Handle test data deliberately. Tests that depend on shared data or a specific database state are fragile. Isolate test data per run, use dedicated test accounts, and clean up state after each suite.
Invest in flakiness tracking before expanding coverage. A suite with 500 tests, 50 of which are flaky, produces less useful signal than a suite with 100 tests that are all reliable. Flakiness scores that surface over time are more actionable than single-run pass/fail verdicts.
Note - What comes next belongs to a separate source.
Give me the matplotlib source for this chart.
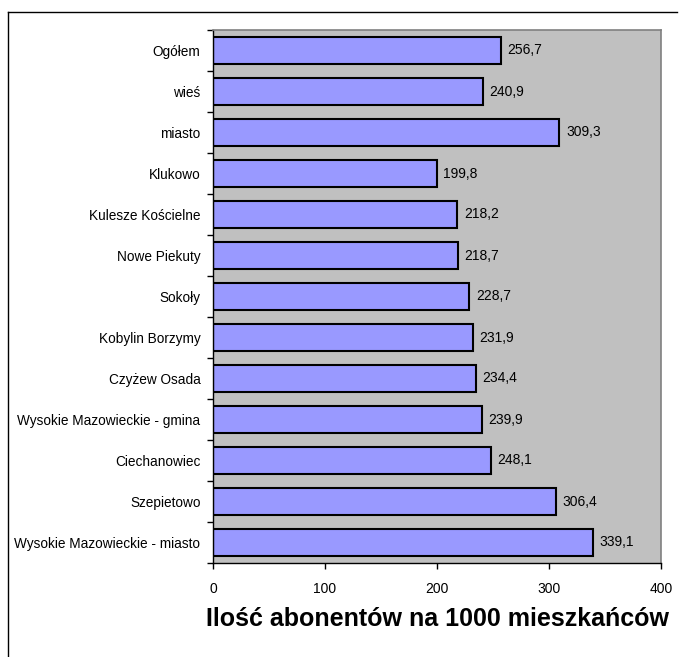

Frequently Asked Questions
What is Android device fragmentation and why does it matter for testing? Android device fragmentation refers to the enormous diversity of Android hardware — over 15,000 device models with varying screen sizes, RAM, and OEM software customisations. An app that works on one Android device can fail on another, even if both run the same Android version. Testing must cover a representative range of real devices, prioritised by your actual user base.
What's the difference between Espresso and Appium for Android testing? Espresso is Google's native framework, fast and tightly integrated with Android but limited to Android and requires Java/Kotlin. Appium is a cross-platform framework supporting Android and iOS with broad language support, but with higher setup complexity and slower execution. Both are selector-dependent — UI changes break tests.
What is intent-based Android testing? Intent-based testing describes test instructions in plain English ("open the app, log in, verify the dashboard loads") rather than specifying element selectors or script commands. Tests survive UI changes because they're written against behaviour, not implementation. Quash's Mahoraga engine executes intent-based instructions on real Android devices without any framework setup.
Real device vs emulator Android testing: which should I use? Use emulators for fast, early-cycle functional testing during development. Use real devices for compatibility testing, performance validation, hardware-dependent flows, and release candidates. The strongest strategy combines both — emulators in development, real devices in CI and pre-release.